7. The two-way output reverse-torque clutch of claim 3, wherein the outer race rests against the base plate.

8. The two-way output reverse-torque clutch of claim 3, the outer race further comprising a backing forming a cup enclosing the base plate.

9. The two-way output reverse-torque clutch of claim 8, the outer race further comprising one or more openings through the backing.

10. The two-way output reverse-torque clutch of claim 9, wherein the openings correspond to couplers that pass through the openings and couple the outer race to a motor housing.

11. The two-way output reverse-torque clutch of claim 1, the torque input further comprising a hollow input shaft extending through the torque input.

12. The two-way output reverse-torque clutch of claim 11, further comprising a base plate disposed between the input shaft and the segmented race, wherein the input shaft and the segmented race extend from the base plate in opposite directions.

13. The two-way output reverse-torque clutch of claim 12, wherein the input shaft has a narrower diameter than the base plate, the segmented race, or both.

14. The two-way output reverse-torque clutch of claim 11, the torque output further comprising a hollow output shaft extending through the torque output.

15. The two-way output reverse-torque clutch of claim 14, wherein the input shaft and output shaft are concentric.

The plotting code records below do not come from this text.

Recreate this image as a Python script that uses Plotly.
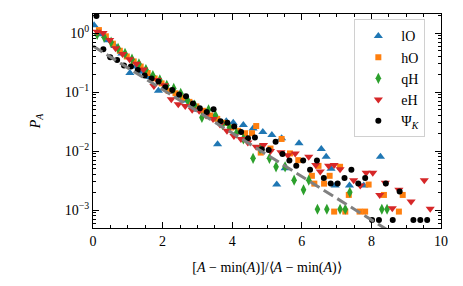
import plotly.graph_objects as go

# ---------------- data ----------------
lO_x = [0.03, 0.23, 0.43, 0.63, 0.83, 1.06, 1.23, 1.43, 1.63, 1.88, 2.03, 2.23, 2.43, 2.63, 2.83,
        3.03, 3.23, 3.43, 3.58, 3.83, 4.03, 4.32, 4.6, 4.88, 5.14, 5.28, 5.42, 5.52, 5.92, 6.56,
        6.7, 6.84, 6.96, 7.37, 7.78, 8.26]
lO_y = [1.35, 0.95, 0.75, 0.6, 0.45, 0.21, 0.27, 0.22, 0.18, 0.105, 0.115, 0.1, 0.085, 0.072, 0.06,
        0.05, 0.045, 0.039, 0.013, 0.032, 0.03, 0.0275, 0.024, 0.021, 0.0187, 0.0027, 0.0165, 0.0051, 0.0135, 0.0108,
        0.008, 0.005, 0.0026, 0.0026, 0.0026, 0.008]

hO_x = [0.17, 0.37, 0.57, 0.77, 0.97, 1.17, 1.37, 1.57, 1.77, 1.97, 2.17, 2.37, 2.57, 2.77, 2.97,
        3.17, 3.37, 3.57, 3.77, 3.97, 4.17, 4.37, 4.57, 4.69, 4.82, 5.1, 5.42, 5.66, 5.9, 6.29,
        6.36, 6.48, 6.64, 6.8, 6.93, 7.1, 7.25, 7.35, 7.66, 7.82, 7.92, 8.36, 8.79, 8.9]
hO_y = [1.12, 0.88, 0.66, 0.5, 0.4, 0.33, 0.27, 0.21, 0.17, 0.14, 0.105, 0.095, 0.08, 0.068, 0.057,
        0.048, 0.04, 0.035, 0.03, 0.025, 0.022, 0.02, 0.02, 0.0265, 0.0094, 0.011, 0.016, 0.0091, 0.007, 0.0038,
        0.0028, 0.0056, 0.0028, 0.0038, 0.00094, 0.0054, 0.00094, 0.0018, 0.00094, 0.00094, 0.0027, 0.0018, 0.00094, 0.0018]

qH_x = [0.12, 0.32, 0.52, 0.72, 0.92, 1.12, 1.32, 1.52, 1.72, 1.92, 2.12, 2.32, 2.52, 2.72, 2.92,
        3.13, 3.32, 3.52, 3.72, 3.92, 4.12, 4.32, 4.6, 4.8, 5.07, 5.26, 5.52, 5.78, 6.05, 6.2,
        6.45, 6.72, 7.1, 7.25, 7.38, 8.3, 8.45]
qH_y = [0.95, 0.85, 0.7, 0.55, 0.45, 0.36, 0.3, 0.24, 0.19, 0.16, 0.13, 0.115, 0.095, 0.072, 0.06,
        0.037, 0.05, 0.04, 0.028, 0.025, 0.02, 0.016, 0.0075, 0.011, 0.0075, 0.0054, 0.0054, 0.0032, 0.0022, 0.0032,
        0.00103, 0.00103, 0.00103, 0.00103, 0.002, 0.00103, 0.00103]

eH_x = [0.12, 0.29, 0.48, 0.65, 0.85, 1.05, 1.25, 1.45, 1.75, 1.85, 2.05, 2.25, 2.45, 2.65, 2.85,
        3.05, 3.25, 3.45, 3.65, 3.85, 4.05, 4.25, 4.45, 4.69, 4.9, 5.1, 5.4, 5.6, 5.81, 6.2,
        6.4, 6.53, 6.77, 6.93, 7.1, 7.49, 7.68, 7.85, 8.04, 8.24, 8.4, 8.6, 8.79, 9.14, 9.52, 9.69]
eH_y = [1.05, 1.0, 0.76, 0.55, 0.44, 0.36, 0.3, 0.24, 0.126, 0.16, 0.13, 0.075, 0.062, 0.058, 0.05,
        0.048, 0.04, 0.035, 0.028, 0.022, 0.018, 0.016, 0.014, 0.0118, 0.0126, 0.01, 0.0095, 0.0085, 0.0091, 0.008,
        0.0058, 0.0045, 0.0056, 0.0058, 0.0049, 0.0032, 0.0026, 0.0043, 0.0043, 0.0018, 0.0029, 0.00107, 0.0022, 0.0014, 0.0032, 0.00105]

psi_x = [0.099, 0.297, 0.495, 0.693, 0.891, 1.089, 1.287, 1.485, 1.683, 1.881, 2.079, 2.277, 2.475, 2.673, 2.871,
         3.069, 3.267, 3.465, 3.663, 3.861, 4.059, 4.257, 4.455, 4.653, 4.851, 5.049, 5.247, 5.445, 5.643, 5.841,
         6.039, 6.237, 6.435, 6.633, 6.831, 7.029, 7.227, 7.425, 7.623, 7.821, 8.019, 8.217, 8.415, 8.613, 8.811,
         9.207, 9.405, 9.603]
psi_y = [1.94, 0.53, 0.39, 0.35, 0.28, 0.27, 0.235, 0.19, 0.17, 0.15, 0.12, 0.108, 0.091, 0.085, 0.064,
         0.053, 0.046, 0.051, 0.032, 0.03, 0.026, 0.021, 0.0164, 0.017, 0.0107, 0.0104, 0.0144, 0.0089, 0.0069, 0.0056,
         0.0069, 0.0048, 0.0069, 0.0035, 0.0028, 0.0028, 0.0035, 0.0048, 0.0028, 0.0035, 0.00068, 0.00068, 0.0028, 0.00068, 0.00205,
         0.00068, 0.00068, 0.00068]

# exponential guide line P = amp * exp(-rate * x)
fit_amp = 0.6
fit_rate = 0.848
fit_x = [0.0, 8.7]
fit_y = [fit_amp * 2.718281828 ** (-fit_rate * v) for v in fit_x]

y_tickvals = [1e-3, 1e-2, 1e-1, 1e0]
y_ticktext = ["10<sup>−3</sup>", "10<sup>−2</sup>", "10<sup>−1</sup>", "10<sup>0</sup>"]
x_tickvals = [0, 2, 4, 6, 8, 10]

# ---------------- figure ----------------
FONT = "Liberation Serif"
fig = go.Figure()

series = [
    ("lO", lO_x, lO_y, "#1f77b4", "triangle-up", 8),
    ("hO", hO_x, hO_y, "#ff7f0e", "square", 6),
    ("qH", qH_x, qH_y, "#2ca02c", "diamond-tall", 8),
    ("eH", eH_x, eH_y, "#d62728", "triangle-down", 8),
    ("Ψ<sub><i>K</i></sub>", psi_x, psi_y, "black", "circle", 6),
]
for name, xs, ys, col, sym, sz in series:
    fig.add_trace(go.Scatter(x=xs, y=ys, mode="markers", name=name,
                             marker=dict(color=col, symbol=sym, size=sz, line=dict(width=0))))

fig.add_trace(go.Scatter(x=fit_x, y=fit_y, mode="lines", showlegend=False,
                         line=dict(color="#808080", width=3, dash="11px,5px")))

minor_y = []
for e in [-4, -3, -2, -1, 0]:
    for m in range(2, 10):
        minor_y.append(m * 10.0 ** e)

fig.update_layout(
    template="none",
    width=463, height=286,
    margin=dict(l=85, r=30, t=6, b=66, autoexpand=False),
    paper_bgcolor="white", plot_bgcolor="white",
    font=dict(family=FONT, size=14, color="black"),
    showlegend=True,
    legend=dict(x=0.955, y=0.975, xanchor="right", yanchor="top",
                bgcolor="rgba(255,255,255,0.85)", bordercolor="#d0d0d0", borderwidth=1,
                font=dict(family=FONT, size=14), itemwidth=36, tracegroupgap=0),
)
fig.update_xaxes(
    range=[0, 10], tickvals=x_tickvals, ticks="inside", ticklen=6, tickwidth=1, tickcolor="black",
    showline=True, linecolor="black", linewidth=1.2, mirror="ticks", automargin=False,
    showgrid=False, zeroline=False, tickfont=dict(size=14),
    minor=dict(dtick=0.5, ticks="inside", ticklen=3, tickcolor="black", showgrid=False),
    title=dict(text="[<i>A</i> − min(<i>A</i>)]/⟨<i>A</i> − min(<i>A</i>)⟩", font=dict(size=14), standoff=14),
)
fig.update_yaxes(
    type="log", range=[-3.305, 0.322], tickvals=y_tickvals, ticktext=y_ticktext,
    ticks="inside", ticklen=6, tickwidth=1, tickcolor="black",
    showline=True, linecolor="black", linewidth=1.2, mirror="ticks", automargin=False,
    showgrid=False, zeroline=False, tickfont=dict(size=14),
    minor=dict(tickvals=minor_y, ticks="inside", ticklen=3, tickcolor="black", showgrid=False),
    title=dict(text="<i>P<sub>A</sub></i>", font=dict(size=14), standoff=20),
)

fig.write_html("out.html")
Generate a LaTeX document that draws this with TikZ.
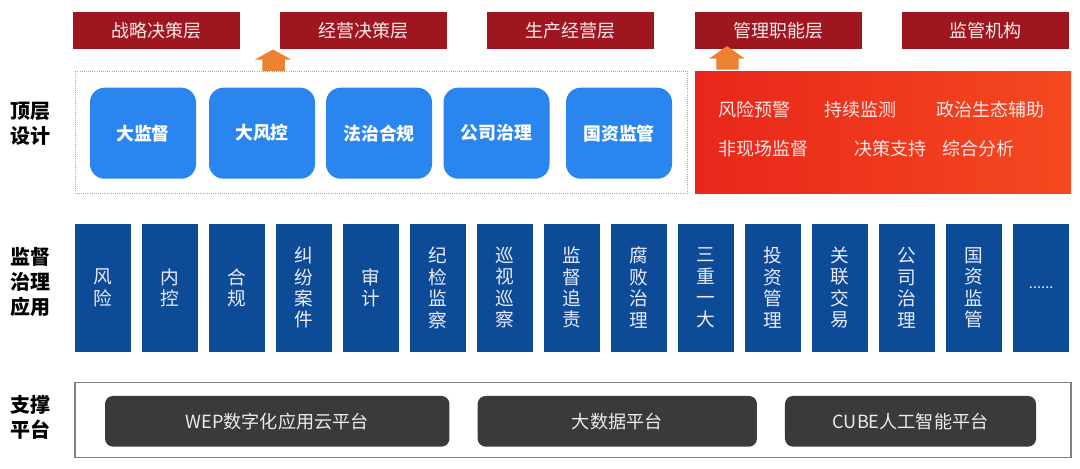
\documentclass[tikz,border=0pt]{standalone}
\usepackage{fontspec}
\setmainfont{Noto Sans CJK SC}
\definecolor{layerred}{HTML}{9E1620}
\definecolor{topicblue}{HTML}{2A85EE}
\definecolor{appblue}{HTML}{0D4B96}
\definecolor{platgray}{HTML}{3C3A38}
\definecolor{arroworange}{HTML}{EE8031}
\definecolor{panelleft}{HTML}{E9261B}
\definecolor{panelright}{HTML}{F4491F}
\tikzset{
  layerbox/.style={fill=layerred, text=white!92!red, minimum width=125.25pt, minimum height=27.5pt, inner sep=0pt, font=\fontsize{13.5pt}{16pt}\selectfont},
  topicbox/.style={fill=topicblue, text=white, rounded corners=11pt, minimum width=79.5pt, minimum height=68.25pt, inner sep=0pt, font=\fontsize{13.4pt}{16pt}\selectfont\bfseries},
  appbox/.style={fill=appblue, text=white!92!blue, minimum width=42.4pt, minimum height=96pt, inner sep=0pt, align=center, font=\fontsize{14pt}{16.1pt}\selectfont},
  platbox/.style={fill=platgray, text=white!92!black, rounded corners=6pt, minimum height=38pt, inner sep=0pt, font=\fontsize{13.6pt}{16pt}\selectfont},
  sidelabel/.style={align=center, inner sep=0pt, text=black, font=\fontsize{15pt}{18.6pt}\selectfont\bfseries},
  paneltext/.style={anchor=west, inner sep=0pt, text=white!90!red, font=\fontsize{13.5pt}{16pt}\selectfont}
}
\begin{document}
\begin{tikzpicture}[x=0.75pt,y=-0.75pt]
\useasboundingbox (0,0) rectangle (1080,468);
\fill[white] (0,0) rectangle (1080,468);
% top row
\foreach \cx/\lbl [count=\i] in {156.5/战略决策层,363.5/经营决策层,570.5/生产经营层,778/管理职能层,985/监管机构}
  \node[layerbox] (layer\i) at (\cx,30.3) {\raisebox{0.3pt}{\lbl}};
% design area
\draw[gray!70, densely dotted, line width=0.6pt] (75,71) rectangle (687.4,193);
\foreach \cx/\lbl [count=\i] in {143/大监督,262/大风控,379/法治合规,496.5/公司治理,619/国资监管}
  \node[topicbox] (topic\i) at (\cx,133.2) {\raisebox{1.2pt}{\lbl}};
\node[left color=panelleft, right color=panelright, minimum width=282pt, minimum height=91.5pt, inner sep=0pt] (panel) at (883,132) {};
\node[paneltext] (warn) at (718.5,109.5) {风险预警};
\node[paneltext] (watch) at (824.5,109.5) {持续监测};
\node[paneltext] (eco) at (936.5,109.5) {政治生态辅助};
\node[paneltext] (offsite) at (718.5,148.5) {非现场监督};
\node[paneltext] (decide) at (854.5,148.5) {决策支持};
\node[paneltext] (analyse) at (942,148.5) {综合分析};
% orange arrows
\fill[arroworange] (273,49.5) -- (291,59.5) -- (284.8,59.5) -- (284.8,71) -- (262.4,71) -- (262.4,59.5) -- (255,59.5) -- cycle;
\fill[arroworange] (727,46) -- (744.5,58.5) -- (738.7,58.5) -- (738.7,69.5) -- (716.3,69.5) -- (716.3,58.5) -- (709.4,58.5) -- cycle;
% application columns
\foreach \lbl [count=\i from 0] in {{风\\险},{内\\控},{合\\规},{纠\\纷\\案\\件},{审\\计},{纪\\检\\监\\察},{巡\\视\\巡\\察},{监\\督\\追\\责},{腐\\败\\治\\理},{三\\重\\一\\大},{投\\资\\管\\理},{关\\联\\交\\易},{公\\司\\治\\理},{国\\资\\监\\管}}
  \node[appbox] (app\i) at ({103.2+67*\i},287.7) {\lbl};
\node[appbox] (app14) at (1041.2,287.7) {\raisebox{-1.5pt}{\fontsize{11pt}{12pt}\selectfont ......}};
% platform
\draw[gray, line width=0.8pt] (75,382.7) rectangle (1071,457.7);
\node[platbox, minimum width=258.3pt] (wep) at (277.2,421.3) {WEP数字化应用云平台};
\node[platbox, minimum width=209.5pt] (bigdata) at (617.3,421.3) {大数据平台};
\node[platbox, minimum width=188.3pt] (cube) at (910.5,421.3) {CUBE人工智能平台};
% side labels
\node[sidelabel] (design) at (30.5,124) {顶层\\设计};
\node[sidelabel] (apply) at (30.5,282) {监督\\治理\\应用};
\node[sidelabel] (support) at (30.5,417.5) {支撑\\平台};
\end{tikzpicture}
\end{document}
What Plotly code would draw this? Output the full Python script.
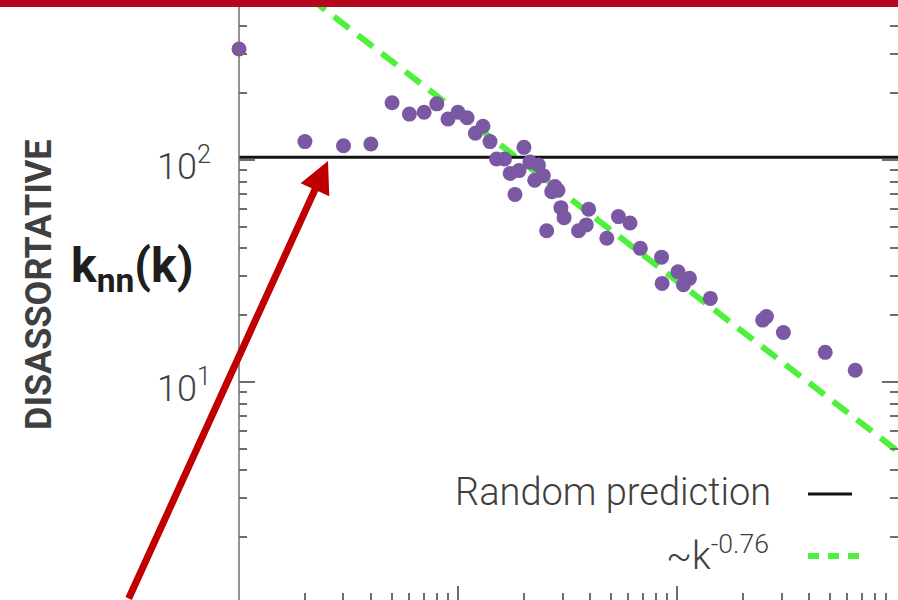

16. The two-way output reverse-torque clutch of claim 14, wherein the input shaft extends through the output shaft.

17. The two-way output reverse-torque clutch of claim 1, wherein the pin comprises one or more grooves and wherein the outer race and the cam surface comprise one or more runners corresponding to, and disposed in, the grooves.

18. The two-way output reverse-torque clutch of claim 1, wherein the outer race and the cam surface comprise one or more grooves, and wherein the pin comprises one or more runners corresponding to, and disposed in, the grooves.

19. The two-way output reverse-torque clutch of claim 1, wherein the output has a thickness greater than a thickness of the input.

20. The two-way output reverse-torque clutch of claim 1, wherein at least the interference point comprises a material harder than the pin.